"DİNİ İNANÇLARIMI SUİSTİMAL EDEREK BENİ TESİRİ ALTINA ALDI"
Şikâyette bulunan G.G. ifadesinde, "S.G. çevresindeki erkeklere aynı şekilde yapılmış olan yüzük ve kolyelerden veriyordu. Bu erkeklere 'komutan' unvanını vermiş. Rütbe olarak en üstte olan komutanı ise oğlu S.H.G. olarak belirlemiş. S.G., dini inançlarımı suiistimal ederek beni tesiri altına aldı. Sözünden çıkamaz hale geldim. Etkisi altına aldığı insanları iflasa sürüklüyor. Beni de iflas ettirdi. Tüm paramızı onun 'kutsal' dediği yolda harcamamızı istiyordu. Ben güvenimden dolayı 2016'da vekâlet verdim. Bütün mal varlığımıza ipotek koyarak sattılar" dedi.
"EVİNDE BULUNAN FETÖ'YE AİT KİTAP VE CD'LERİ YAKTI"
Durumla alakalı şikâyette bulunan müşteki C.G. ise ifadesinde, firari şüpheli S.G'nin rahatsızlığı bulunanları sözde tedavi ettiğini öne sürdüğünü belirtti. C.G. "Kendisi bana 'Yahudilerin aradığı şifreli kan damarlarımda' demişti. Hz. Süleyman'ın kızı olduğunu söylüyordu. Bir hastanın tedavi ücreti 4-5 bin lira arasında değişirdi. Ayrıca kurban parası istiyordu. Kanlı su, kanlı ayna, yumurta, kilit gibi materyaller kullanıyordu. Kanlı suyu bazen içirir, bazen de o suyla duş alınmasını isterdi. Kanının şifa olduğunu söylüyordu. Bir dönem S.G.'yi FETÖ'den şikayet etmişlerdi. Elindeki 40 bin lirayı ve kanları yanında çalışan Hacer'in evine gönderdi. Bu dönemde evinde bulunan FETÖ'ye ait kitap ve CD'leri de yaktı" dedi.

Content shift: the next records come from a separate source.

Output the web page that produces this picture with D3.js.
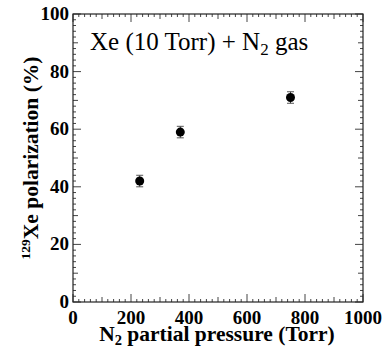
<!DOCTYPE html>
<html><head><meta charset="utf-8">
<script src="https://cdn.jsdelivr.net/npm/d3@7"></script>
<style>body{margin:0;background:#fff}svg{display:block}
text{font-family:"Liberation Serif","DejaVu Serif","Times New Roman",serif}</style>
</head><body>
<script>
const pressures = [230, 370, 750];
const polarization = [42, 59, 71];
const errors = [2, 2, 2];
const xTickLabels = [0, 200, 400, 600, 800, 1000];
const yTickLabels = [0, 20, 40, 60, 80, 100];

const W = 382, H = 349;
const m = {left: 73, top: 14, right: 382 - 363, bottom: 349 - 302};
const svg = d3.select("body").append("svg").attr("width", W).attr("height", H);
const x = d3.scaleLinear().domain([0, 1000]).range([m.left, W - m.right]);
const y = d3.scaleLinear().domain([0, 100]).range([H - m.bottom, m.top]);
const tickColor = "#444";

function tickLen(v, major, mid) { return v % major === 0 ? 8 : (v % mid === 0 ? 5 : 3); }

const xMinor = d3.range(0, 1001, 20);
const yMinor = d3.range(0, 101, 2);
const g = svg.append("g");
xMinor.forEach(v => {
  const L = tickLen(v, 200, 100);
  g.append("line").attr("x1", x(v)).attr("x2", x(v)).attr("y1", y(0)).attr("y2", y(0) - L).attr("stroke", tickColor);
  g.append("line").attr("x1", x(v)).attr("x2", x(v)).attr("y1", y(100)).attr("y2", y(100) + L).attr("stroke", tickColor);
});
yMinor.forEach(v => {
  const L = tickLen(v, 20, 10);
  g.append("line").attr("y1", y(v)).attr("y2", y(v)).attr("x1", x(0)).attr("x2", x(0) + L).attr("stroke", tickColor);
  g.append("line").attr("y1", y(v)).attr("y2", y(v)).attr("x1", x(1000)).attr("x2", x(1000) - L).attr("stroke", tickColor);
});
svg.append("rect").attr("x", x(0)).attr("y", y(100)).attr("width", x(1000) - x(0)).attr("height", y(0) - y(100))
  .attr("fill", "none").attr("stroke", "#222").attr("stroke-width", 1.2);

svg.append("g").selectAll("text").data(xTickLabels).join("text")
  .attr("x", d => x(d)).attr("y", y(0) + 22).attr("text-anchor", "middle")
  .attr("font-weight", "bold").attr("font-size", 19).text(d => d);
svg.append("g").selectAll("text").data(yTickLabels).join("text")
  .attr("x", x(0) - 4).attr("y", d => y(d) + 6).attr("text-anchor", "end")
  .attr("font-weight", "bold").attr("font-size", 19).text(d => d);

const xt = svg.append("text").attr("x", 217).attr("y", 341).attr("text-anchor", "middle")
  .attr("font-weight", "bold").attr("font-size", 21.5);
xt.append("tspan").text("N");
xt.append("tspan").attr("font-size", 14.5).attr("dy", 4).text("2");
xt.append("tspan").attr("dy", -4).text(" partial pressure (Torr)");

const yt = svg.append("text").attr("transform", `translate(38,${(y(0) + y(100)) / 2}) rotate(-90)`)
  .attr("text-anchor", "middle").attr("font-weight", "bold").attr("font-size", 21.5);
yt.append("tspan").attr("font-size", 13.5).attr("dy", -8).text("129");
yt.append("tspan").attr("dy", 8).text("Xe polarization (%)");

const lt = svg.append("text").attr("x", 90).attr("y", 50).attr("font-size", 25);
lt.append("tspan").text("Xe (10 Torr) + N");
lt.append("tspan").attr("font-size", 17).attr("dy", 5).text("2");
lt.append("tspan").attr("dy", -5).text(" gas");

const data = pressures.map((p, i) => ({p, v: polarization[i], e: errors[i]}));
const pts = svg.append("g");
data.forEach(d => {
  pts.append("line").attr("x1", x(d.p)).attr("x2", x(d.p)).attr("y1", y(d.v - d.e)).attr("y2", y(d.v + d.e)).attr("stroke", "#333");
  [d.v - d.e, d.v + d.e].forEach(e => pts.append("line").attr("x1", x(d.p) - 3.5).attr("x2", x(d.p) + 3.5)
    .attr("y1", y(e)).attr("y2", y(e)).attr("stroke", "#555"));
  pts.append("circle").attr("cx", x(d.p)).attr("cy", y(d.v)).attr("r", 4.5).attr("fill", "#000");
});
</script>
</body></html>
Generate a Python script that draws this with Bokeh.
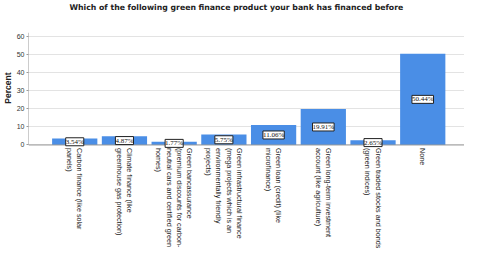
import math
from bokeh.plotting import figure
from bokeh.models import ColumnDataSource, LabelSet, FixedTicker, Range1d, Title, Span
from bokeh.core.properties import value
from bokeh.embed import file_html
from bokeh.resources import INLINE

categories = [
    "Carbon finance (like solar\npanels)",
    "Climate finance (like\ngreenhouse gas protection)",
    "Green bancassurance\n(premium discounts for carbon-\nneutral cars and certified green\nhomes)",
    "Green infrastructural finance\n(mega projects which is an\nenvironmentally friendly\nprojects)",
    "Green loan (credit) (like\nmicrofinance)",
    "Green long-term investment\naccount (like agriculture)",
    "Green traded stocks and bonds\n(green indices)",
    "None",
]
percent = [3.54, 4.87, 1.77, 5.75, 11.06, 19.91, 2.65, 50.44]
y_ticks = [0, 10, 20, 30, 40, 50, 60]
y_max = 62.2
y_min = -57.8
title_text = "Which of the following green finance product your bank has financed before"

xs = list(range(len(categories)))
src = ColumnDataSource(dict(
    x=xs,
    top=percent,
    mid=[v / 2 for v in percent],
    lab=["%.2f%%" % v for v in percent],
    zero=[0] * len(xs),
    cat=categories,
))

x_range = Range1d(-0.93, 7.84)
p = figure(width=464, height=249, output_backend="svg", toolbar_location=None,
           title=None, x_range=x_range, y_range=Range1d(y_min, y_max),
           x_axis_location=None,
           min_border_left=0, min_border_right=0, min_border_top=0, min_border_bottom=0)

spacer = Title(text=" ", text_font_size="17px", standoff=0)
p.add_layout(spacer, "above")
title = Title(text=title_text, align="left", offset=41, standoff=0,
              text_font="DejaVu Sans", text_font_size="7.75px",
              text_font_style="bold", text_color="#222222")
p.add_layout(title, "above")

p.vbar(x="x", top="top", width=0.91, source=src, fill_color="#4a8ee6", line_color=None)

# axis lines limited to the 0..max region
p.segment(x0=x_range.start, y0=0, x1=x_range.start, y1=y_max, line_color="#999999", line_width=1)
p.add_layout(Span(location=0, dimension="width", line_color="#999999", line_width=1))

labels = LabelSet(x="x", y="mid", text="lab", source=src, text_align="center",
                  text_baseline="middle", text_font_size="7px", text_font="Liberation Sans",
                  text_color="#111111",
                  background_fill_color="white", border_line_color="#222222",
                  border_line_width=1)
p.add_layout(labels)

cat_labels = LabelSet(x="x", y="zero", text="cat", source=src, angle=-math.pi / 2,
                      y_offset=-3, text_align="left", text_baseline="middle",
                      text_font=value("Liberation Sans"), text_font_size=value("7.2px"),
                      text_line_height=1.15, text_color="#222222")
p.add_layout(cat_labels)

p.yaxis.ticker = FixedTicker(ticks=y_ticks)
p.yaxis.axis_label = None
p.yaxis.major_label_text_font = "Liberation Sans"
p.yaxis.major_label_text_font_size = "7px"
p.yaxis.major_label_text_color = "#333333"
p.yaxis.major_label_standoff = 2
p.yaxis.major_tick_out = 2
p.yaxis.major_tick_in = 0
p.yaxis.minor_tick_out = 0
p.yaxis.minor_tick_in = 0
p.yaxis.major_tick_line_color = "#999999"
p.yaxis.minor_tick_line_color = None
p.yaxis.axis_line_color = None

ylabel = Title(text="Percent", align="right", offset=40, standoff=1,
               text_font="Liberation Sans", text_font_size="8.5px",
               text_font_style="bold", text_color="#222222")
p.add_layout(ylabel, "left")

p.xgrid.grid_line_color = None
p.ygrid.grid_line_color = "#e3e3e3"
p.outline_line_color = None

open("out.html", "w").write(file_html(p, INLINE))
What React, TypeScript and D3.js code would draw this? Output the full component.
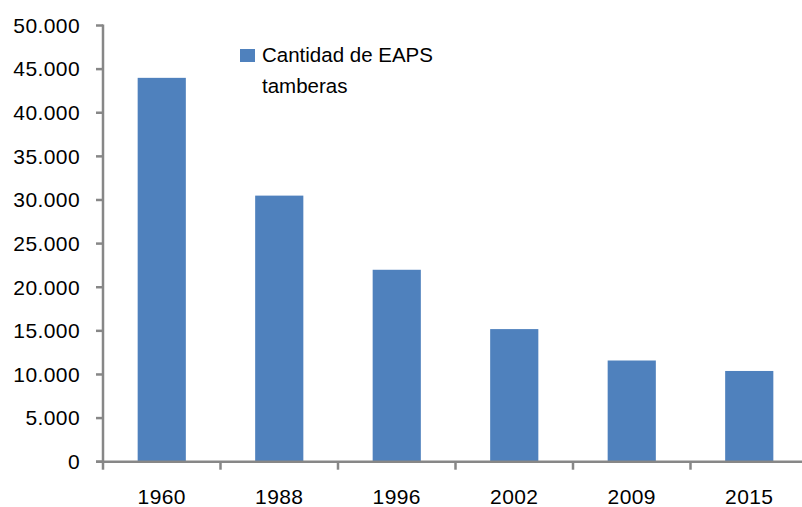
import React from "react";
import * as d3 from "d3";

const categories = ["1960", "1988", "1996", "2002", "2009", "2015"];
const values = [44000, 30500, 22000, 15200, 11600, 10400];
const yTicks = [0, 5000, 10000, 15000, 20000, 25000, 30000, 35000, 40000, 45000, 50000];
const legendLines = ["Cantidad de EAPS", "tamberas"];

const W = 802;
const H = 507;
const FONT = "'Liberation Sans', Arial, sans-serif";

export default function App() {
  const x0 = 103;
  const band = 117.5;
  const x = d3
    .scaleBand<string>()
    .domain(categories)
    .range([x0, x0 + band * categories.length])
    .paddingInner(0.59)
    .paddingOuter(0.295);
  const y = d3.scaleLinear().domain([0, 50000]).range([461.7, 25.5]);
  const fmt = (v: number) => d3.format(",")(v).replace(/,/g, ".");
  const axisColor = "#878787";

  return (
    <svg
      width={W}
      height={H}
      style={{ position: "absolute", left: 0, top: 0, background: "#fff" }}
      fontFamily={FONT}
    >
      {values.map((v, i) => (
        <rect
          key={categories[i]}
          x={x(categories[i])}
          y={y(v)}
          width={x.bandwidth()}
          height={y(0) - y(v)}
          fill="#4F81BD"
        />
      ))}
      {/* y axis */}
      <line x1={x0} x2={x0} y1={y(50000) - 1} y2={y(0) + 1} stroke={axisColor} strokeWidth={2.5} />
      {yTicks.map((t) => (
        <g key={t}>
          <line x1={x0 - 7} x2={x0} y1={y(t)} y2={y(t)} stroke={axisColor} strokeWidth={2.5} />
          <text
            x={80}
            y={y(t)}
            dy="0.35em"
            textAnchor="end"
            fontSize={21}
            fill="#000"
            letterSpacing={0.4}
          >
            {fmt(t)}
          </text>
        </g>
      ))}
      {/* x axis */}
      <line x1={x0 - 7} x2={W} y1={y(0)} y2={y(0)} stroke={axisColor} strokeWidth={2.5} />
      {categories.map((c, i) => (
        <line
          key={"t" + c}
          x1={x0 + band * i}
          x2={x0 + band * i}
          y1={y(0)}
          y2={y(0) + 8}
          stroke={axisColor}
          strokeWidth={2.5}
        />
      ))}
      {categories.map((c) => (
        <text
          key={"l" + c}
          x={(x(c) as number) + x.bandwidth() / 2}
          y={497}
          dy="0.35em"
          textAnchor="middle"
          fontSize={21}
          fill="#000"
          letterSpacing={0.4}
        >
          {c}
        </text>
      ))}
      {/* legend */}
      <rect x={240} y={49} width={15} height={13} fill="#4F81BD" />
      {legendLines.map((l, i) => (
        <text key={l} x={262} y={62 + i * 31} fontSize={20.5} fill="#000">
          {l}
        </text>
      ))}
    </svg>
  );
}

"15 TEMMUZ DARBE GİRİŞİMİNİ DEVLETİN RAHATÇA BERTARAF ETTİRMESİNİ SAĞLAMIŞ"
Müşteki S.D. ise ifadesinde şunları kaydetti:
"Beni tedavi etmek için toplamda 2 bin 700 liramı aldı. Bir mührü vardı. O mührü hastaların vücudunda gezdirerek sözde tedavi yapıyormuş. Sürekli kurban parası isterdi. Fakat o kurban paralarıyla kurban kesmek yerine estetik ameliyatlar oluyordu. Estetik ameliyatlarını Hz. Hüseyin'e benzemek için yapıyormuş. Lüks bir yaşamı vardı. Yanındakilere kod adı veriyordu. Yanındakiler sürekli S.G.'yi övüyordu. S.G.'nin devlet sorunlarını dahi kanıyla karışım yaparak oluşturduğu suyu Başbakanlık, Cumhurbaşkanlığı ve Bakanlıkların kapısının önüne dökerek çözdüğünü söylüyorlardı. Hatta 15 Temmuz darbe girişimini devletin rahatça bertaraf ettirmesini sağlamış. Oluşturdukları düzene 'sistem' diyorlardı. Yanında çalışanlardan kazandıklarının yüzde 10'unu sisteme aktarmasını istiyordu. Şikâyetçiyim."
'Nitelikli dolandırıcılık' suçu iddiasıyla yargılanacak şüpheliler, Eskişehir Cumhuriyet Savcılığı tarafından hazırlanacak iddianamenin ardından hâkim karşısına çıkarılacak.